Civil War | Review by: Benjamin Garrett


Civil War throws audiences into the midst of a violent fictional conflict in America, but this is not a war movie. It has no political agenda. It isn’t interested in answering how or why. This is a film that boldly showcases the horrors of war, and the vital role journalists play in bringing the frontlines to the public eye. 
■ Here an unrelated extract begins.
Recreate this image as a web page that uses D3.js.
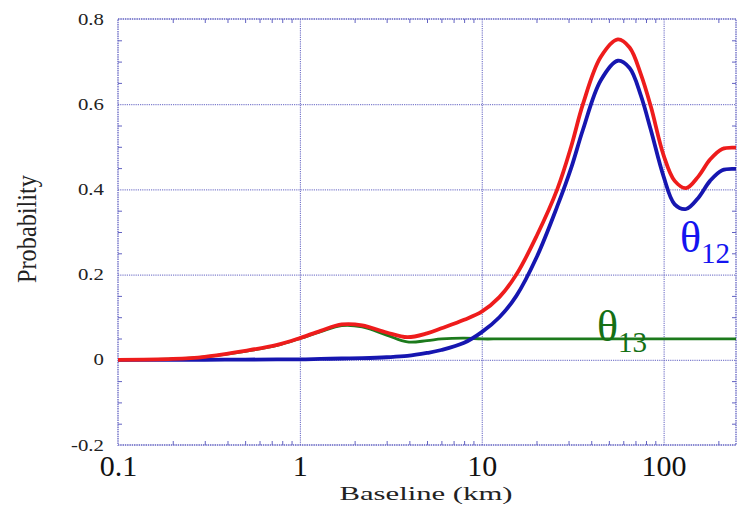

I understand the polarizing divisiveness this film has garnered, especially from American audiences. Alex Garland is a British filmmaker. A large part of Civil War serves as an exaggerated version of how an outsider views the tense political landscape in the United States over the past eight or so years. Is it ludicrous to think that Texas and California would join forces, leading to the country going to war with itself? Sure, but that’s not the point Garland is making. He intentionally keeps the details vague and doesn’t take a political stance. The conflict is merely a backdrop, in a setting that’ll be all too familiar for many viewers.

Garland doesn’t hold back in depicting the horrific imagery war journalists are frequently exposed to. There are several exceptionally composed frames throughout the film that sent chills down my spine. I smirked when I saw “Go Steelers” graffitied on a highway overpass, but the smirk quickly disappeared as my eyes darted lower in the frame, to see two corpses hanging from that overpass. The juxtaposition of ordinary life against the terrors of war is immensely powerful. The brilliant sound design adds another layer of immersion, ratcheting up the tension even higher. The loud pops of sudden gunfire had me in a constant state of unease, never knowing if the characters were safe or in danger. 

This is A24’s most expensive film yet, with a production budget of around 50 million. Every penny was well spent in the way the film captures what a US civil war might look like. There are a handful of incredibly orchestrated action sequences. They aren’t designed to excite, though. Instead, they give audiences a look at places they may take for granted in every day life, transformed into a blood soaked war zone. We’re so desensitized to seeing foreign countries ravaged by war in film and television. Civil War brings the destruction home, and will surely ruffle a few feathers by doing so. 

Kirsten Dunst gives a harrowing performance as a journalist who’s seen a lifetime of horrors. Her hollow, often lifeless stare captures a kind of indifferent weariness she’s collected through years in the field. this contrasts nicely against the other journalists, especially Cailee Spaeny’s character, who’s at the very beginning of her career. The naivety of a fresh pair of eyes next to someone hardened by decades of experience makes an intriguing dynamic. Of course, we also have Wagner Moura’s character, who gets high on the thrill of being the first to capture the chaos. Not all journalists are made equal, nor are they in the industry for the same reasons. 

How can you capture and convey the horrors of war through a still image? Civil War is a visceral experience that perfectly encapsulates the critical role journalists play on the frontlines. The Stateside conflict brings the chaos close to home, providing a terrifying glimpse of what war might look like in our own back yard.